Great post. You're right, tetrakis is dirt simple to make. I've made it plenty of times. My challenge is to weigh the activation energy of getting a student to make it the first time vs. getting the experiment done. In my case they would have had to order PdCl2 as we are out of it and then carry out the reaction. So, kinetic selectivity favored buying it. :)

synthetic environment said...

Like taitauwai:

Hydrazine hydrate is a suspected carcinogen and I have to fill in 43 forms in order to be allowed to use it. So, I just buy the Tertrakis (Yeah I know... stupid industry out here).

Anonymous said...

And why doesn't your tetrakis turn brown in a day or 2?

Mitch

Anonymous said...

Inorganikers need a whole Periodic Table to either 1) Mix then filter, or 2) melt together and "95% isolated yield." Organikers can fill a waste crock with tar while never topping 0 C. One p-block element! (plus co-conspirators)

Make Cp2-superphane and stack with Fe(II) into infinite linear chains. Add PEG legs on the bridges to solubilize the crud into a lyophilic liquid crystal. Publish claiming eventual self-ordering quantum computation modules (redox!), turn off the lights, go home.

Thomas said...

I once made 30 g of the stuff and then put 1 g each in 30 little vials under nitrogen. Then into the freezer. I went away for a sabbatical and when I came back, I swear there were 30 different colors in those vials everything from yellow to orange to green. I have since taken to mixing Pd-dba with TPP (or TFP) in THF and in 5-10 minutes I am ready to go.

Excimer said...

David, I like nickel catalysts. Ni(dppe)Cl2 is a very pretty red and like less than half the price of most Pd catalysts. I enjoy using them.

Georg-Martin Krapper said...

An off-topic comment. Thought you might like to know that I linked CBC in the latest Crapshoot (the first in a 3-part look at rotatable bonds). Also congratulations on your paper and CBC's first birthday.

Robin St. John said...

Excimer- I am also a huge fan of Ni(dppe)Cl2. It is cheap, and it is falling-off-a-log easy to make.

I had the luxury in graduate school to work in two groups, one organic materials and one organometallic. Since my advisor was untenured at the time, I had to have a tenured co-advisor. I think in most cases at my alma mater, this is purely a formality, but my projects had enough overlap that I got to do some real organometallic work.

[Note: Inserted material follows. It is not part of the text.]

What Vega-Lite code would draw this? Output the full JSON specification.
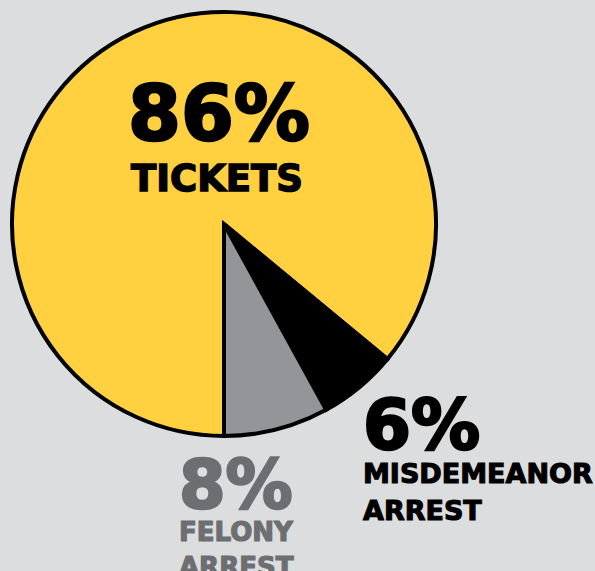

The pentacene stuff killed off some really neat projects and brought my organometallic work to an abrupt halt. I made some really nifty 1,2 disubstituted ferrocenes, really cool compounds by 2 different and interesting routes, that never made it into print, which is one of my only regrets from grad school. There was not an obvious heir to my work when I left, so it just sits, waiting for someone to love it...and to interpret my awful organometallic lab notebook (which is another regret...)

Ψ*Ψ said...

Huh? That's news to me, Dave...did you work for Selegue as well?

Robin St. John said...

Yep. All he got out of me pub-wise was a weird Heterocycles paper on an unusual 10 membered ring that I made by accident. Too bad, because we had a quite a bit of steam going for a while.

The ferrocene and manganese chemistry was working really well when Bossman walked up and said "How would you like to try some acene chemistry." I figured he meant try something that one of the guys who recently graduated had abandoned. I figure it would crap out and the whole thing would die, because I figured the guys before me had beaten that stuff to death. Nope. I was constantly busy with something that was working well for the rest of the time I was in grad school. No complaints. Anything that gets you to escape velocity is fine with me. But I wish I had had another year or two. With a wife and son, that wasn't in the cards.

Another guy in Jack's group picked up the Mn stuff, and now he's a prof at WKU.

Ψ*Ψ said...

Ah. He was my academic advisor before they changed the system around completely (which is too bad, because he's pretty much awesome). Some of the projects he has (kinda) going right now are really cool, but there aren't enough people around to work on them.

Robin St. John said...

Jack is fantastic. I think a lot of people don't get him, because he is so mild-mannered. But, right when you get lulled into thinking he is above the fray, all of a sudden he'll bust out some Zen Tai Chi of chemistry so profound it'll take weeks to absorb it. If you don't pay attention, it's gone.

The guy seems to have a near photographic memory for the lit, too. I can't say enough good about Jack.

Anonymous said...

The secret to Jack's success is the love of Mien Troong.

Anonymous said...

Is there any universal solvent system to get all heck catalysts to go into solution? I want to measure the Pd in them. How do I get them into solution without using aqua regia!